» Exercise prompt
Write out the material again exactly, please, and omit the pictures.

» Given information
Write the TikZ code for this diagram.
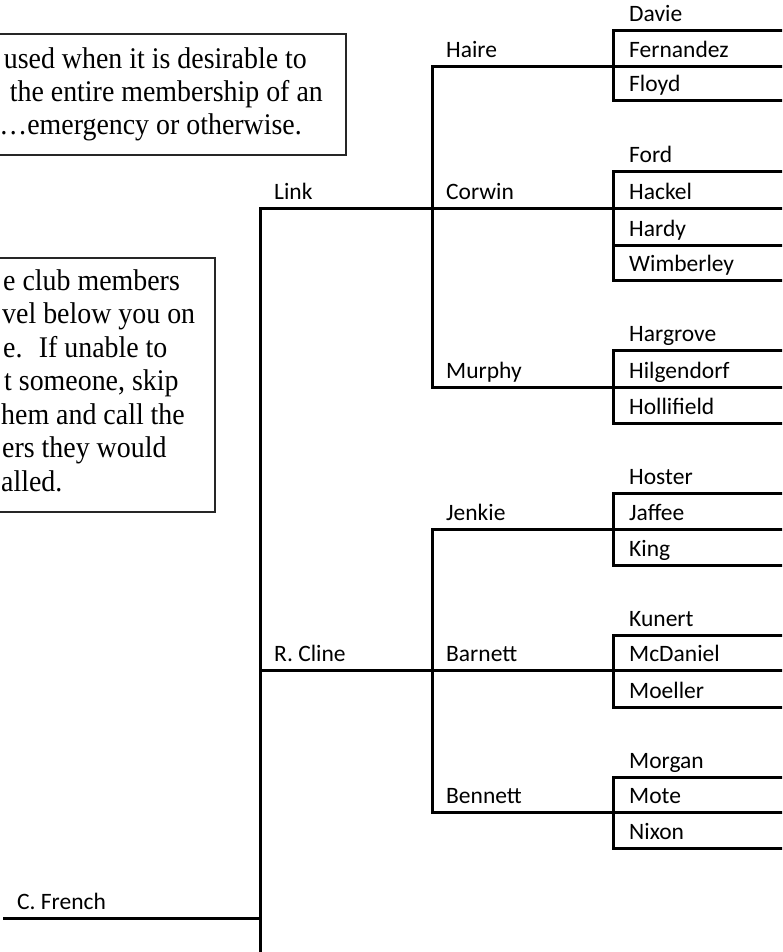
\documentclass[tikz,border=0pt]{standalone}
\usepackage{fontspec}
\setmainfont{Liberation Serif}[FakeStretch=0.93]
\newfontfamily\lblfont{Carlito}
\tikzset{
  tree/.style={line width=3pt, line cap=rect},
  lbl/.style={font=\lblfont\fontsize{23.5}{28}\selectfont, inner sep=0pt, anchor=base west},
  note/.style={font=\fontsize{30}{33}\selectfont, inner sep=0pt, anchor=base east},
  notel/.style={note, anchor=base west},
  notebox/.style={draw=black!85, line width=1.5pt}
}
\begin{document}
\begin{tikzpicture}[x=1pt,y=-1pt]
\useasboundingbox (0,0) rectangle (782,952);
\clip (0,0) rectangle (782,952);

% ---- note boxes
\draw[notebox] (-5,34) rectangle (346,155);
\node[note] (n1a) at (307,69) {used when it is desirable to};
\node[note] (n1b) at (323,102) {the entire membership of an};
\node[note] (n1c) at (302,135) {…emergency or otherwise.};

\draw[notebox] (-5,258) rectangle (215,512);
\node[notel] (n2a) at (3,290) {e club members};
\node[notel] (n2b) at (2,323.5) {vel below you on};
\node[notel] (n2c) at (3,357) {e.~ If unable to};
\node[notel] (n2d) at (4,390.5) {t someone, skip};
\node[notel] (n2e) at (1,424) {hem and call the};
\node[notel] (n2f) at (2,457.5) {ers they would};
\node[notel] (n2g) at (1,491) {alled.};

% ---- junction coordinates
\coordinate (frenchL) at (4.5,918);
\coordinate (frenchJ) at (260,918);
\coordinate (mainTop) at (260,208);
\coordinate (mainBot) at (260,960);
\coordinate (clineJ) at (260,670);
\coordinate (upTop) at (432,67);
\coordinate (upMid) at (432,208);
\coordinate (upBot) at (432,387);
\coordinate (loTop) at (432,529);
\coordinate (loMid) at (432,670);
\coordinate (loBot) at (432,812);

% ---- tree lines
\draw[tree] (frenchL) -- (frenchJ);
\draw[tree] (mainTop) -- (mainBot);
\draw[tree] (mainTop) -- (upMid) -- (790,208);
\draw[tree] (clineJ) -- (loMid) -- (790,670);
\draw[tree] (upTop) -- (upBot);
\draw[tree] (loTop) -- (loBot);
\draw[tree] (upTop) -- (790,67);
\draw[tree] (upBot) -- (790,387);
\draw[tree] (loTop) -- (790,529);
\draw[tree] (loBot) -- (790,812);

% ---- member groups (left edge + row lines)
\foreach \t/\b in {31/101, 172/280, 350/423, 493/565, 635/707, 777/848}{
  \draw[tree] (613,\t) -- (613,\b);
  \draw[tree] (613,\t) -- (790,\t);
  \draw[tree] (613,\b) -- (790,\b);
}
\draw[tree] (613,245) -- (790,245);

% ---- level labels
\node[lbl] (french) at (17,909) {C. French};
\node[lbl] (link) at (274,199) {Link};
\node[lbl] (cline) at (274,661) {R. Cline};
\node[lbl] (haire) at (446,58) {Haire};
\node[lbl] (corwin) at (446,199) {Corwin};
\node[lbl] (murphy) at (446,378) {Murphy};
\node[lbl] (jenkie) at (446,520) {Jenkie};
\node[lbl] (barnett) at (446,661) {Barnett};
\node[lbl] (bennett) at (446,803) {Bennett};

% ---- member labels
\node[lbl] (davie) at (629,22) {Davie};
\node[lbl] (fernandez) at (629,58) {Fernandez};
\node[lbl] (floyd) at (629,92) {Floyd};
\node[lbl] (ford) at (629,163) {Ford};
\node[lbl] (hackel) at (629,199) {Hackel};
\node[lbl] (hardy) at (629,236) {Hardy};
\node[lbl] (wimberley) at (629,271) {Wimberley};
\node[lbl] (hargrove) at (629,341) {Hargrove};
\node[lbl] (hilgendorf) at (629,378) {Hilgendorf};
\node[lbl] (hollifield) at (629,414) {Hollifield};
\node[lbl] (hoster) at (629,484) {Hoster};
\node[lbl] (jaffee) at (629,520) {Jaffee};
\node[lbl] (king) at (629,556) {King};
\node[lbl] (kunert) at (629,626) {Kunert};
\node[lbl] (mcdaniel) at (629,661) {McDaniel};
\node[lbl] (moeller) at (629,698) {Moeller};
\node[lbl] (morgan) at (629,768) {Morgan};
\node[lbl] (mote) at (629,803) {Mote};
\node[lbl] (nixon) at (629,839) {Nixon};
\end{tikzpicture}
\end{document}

» Result of the exercise
Write the TikZ code for this diagram.
\documentclass[tikz,border=0pt]{standalone}
\usepackage{fontspec}
\setmainfont{Liberation Serif}[FakeStretch=0.93]
\newfontfamily\lblfont{Carlito}
\tikzset{
  tree/.style={line width=3pt, line cap=rect},
  lbl/.style={font=\lblfont\fontsize{23.5}{28}\selectfont, inner sep=0pt, anchor=base west},
  note/.style={font=\fontsize{30}{33}\selectfont, inner sep=0pt, anchor=base east},
  notel/.style={note, anchor=base west},
  notebox/.style={draw=black!85, line width=1.5pt}
}
\begin{document}
\begin{tikzpicture}[x=1pt,y=-1pt]
\useasboundingbox (0,0) rectangle (782,952);
\clip (0,0) rectangle (782,952);

% ---- note boxes
\draw[notebox] (-5,34) rectangle (346,155);
\node[note] (n1a) at (307,69) {used when it is desirable to};
\node[note] (n1b) at (323,102) {the entire membership of an};
\node[note] (n1c) at (302,135) {…emergency or otherwise.};

\draw[notebox] (-5,258) rectangle (215,512);
\node[notel] (n2a) at (3,290) {e club members};
\node[notel] (n2b) at (2,323.5) {vel below you on};
\node[notel] (n2c) at (3,357) {e.~ If unable to};
\node[notel] (n2d) at (4,390.5) {t someone, skip};
\node[notel] (n2e) at (1,424) {hem and call the};
\node[notel] (n2f) at (2,457.5) {ers they would};
\node[notel] (n2g) at (1,491) {alled.};

% ---- junction coordinates
\coordinate (frenchL) at (4.5,918);
\coordinate (frenchJ) at (260,918);
\coordinate (mainTop) at (260,208);
\coordinate (mainBot) at (260,960);
\coordinate (clineJ) at (260,670);
\coordinate (upTop) at (432,67);
\coordinate (upMid) at (432,208);
\coordinate (upBot) at (432,387);
\coordinate (loTop) at (432,529);
\coordinate (loMid) at (432,670);
\coordinate (loBot) at (432,812);

% ---- tree lines
\draw[tree] (frenchL) -- (frenchJ);
\draw[tree] (mainTop) -- (mainBot);
\draw[tree] (mainTop) -- (upMid) -- (790,208);
\draw[tree] (clineJ) -- (loMid) -- (790,670);
\draw[tree] (upTop) -- (upBot);
\draw[tree] (loTop) -- (loBot);
\draw[tree] (upTop) -- (790,67);
\draw[tree] (upBot) -- (790,387);
\draw[tree] (loTop) -- (790,529);
\draw[tree] (loBot) -- (790,812);

% ---- member groups (left edge + row lines)
\foreach \t/\b in {31/101, 172/280, 350/423, 493/565, 635/707, 777/848}{
  \draw[tree] (613,\t) -- (613,\b);
  \draw[tree] (613,\t) -- (790,\t);
  \draw[tree] (613,\b) -- (790,\b);
}
\draw[tree] (613,245) -- (790,245);

% ---- level labels
\node[lbl] (french) at (17,909) {C. French};
\node[lbl] (link) at (274,199) {Link};
\node[lbl] (cline) at (274,661) {R. Cline};
\node[lbl] (haire) at (446,58) {Haire};
\node[lbl] (corwin) at (446,199) {Corwin};
\node[lbl] (murphy) at (446,378) {Murphy};
\node[lbl] (jenkie) at (446,520) {Jenkie};
\node[lbl] (barnett) at (446,661) {Barnett};
\node[lbl] (bennett) at (446,803) {Bennett};

% ---- member labels
\node[lbl] (davie) at (629,22) {Davie};
\node[lbl] (fernandez) at (629,58) {Fernandez};
\node[lbl] (floyd) at (629,92) {Floyd};
\node[lbl] (ford) at (629,163) {Ford};
\node[lbl] (hackel) at (629,199) {Hackel};
\node[lbl] (hardy) at (629,236) {Hardy};
\node[lbl] (wimberley) at (629,271) {Wimberley};
\node[lbl] (hargrove) at (629,341) {Hargrove};
\node[lbl] (hilgendorf) at (629,378) {Hilgendorf};
\node[lbl] (hollifield) at (629,414) {Hollifield};
\node[lbl] (hoster) at (629,484) {Hoster};
\node[lbl] (jaffee) at (629,520) {Jaffee};
\node[lbl] (king) at (629,556) {King};
\node[lbl] (kunert) at (629,626) {Kunert};
\node[lbl] (mcdaniel) at (629,661) {McDaniel};
\node[lbl] (moeller) at (629,698) {Moeller};
\node[lbl] (morgan) at (629,768) {Morgan};
\node[lbl] (mote) at (629,803) {Mote};
\node[lbl] (nixon) at (629,839) {Nixon};
\end{tikzpicture}
\end{document}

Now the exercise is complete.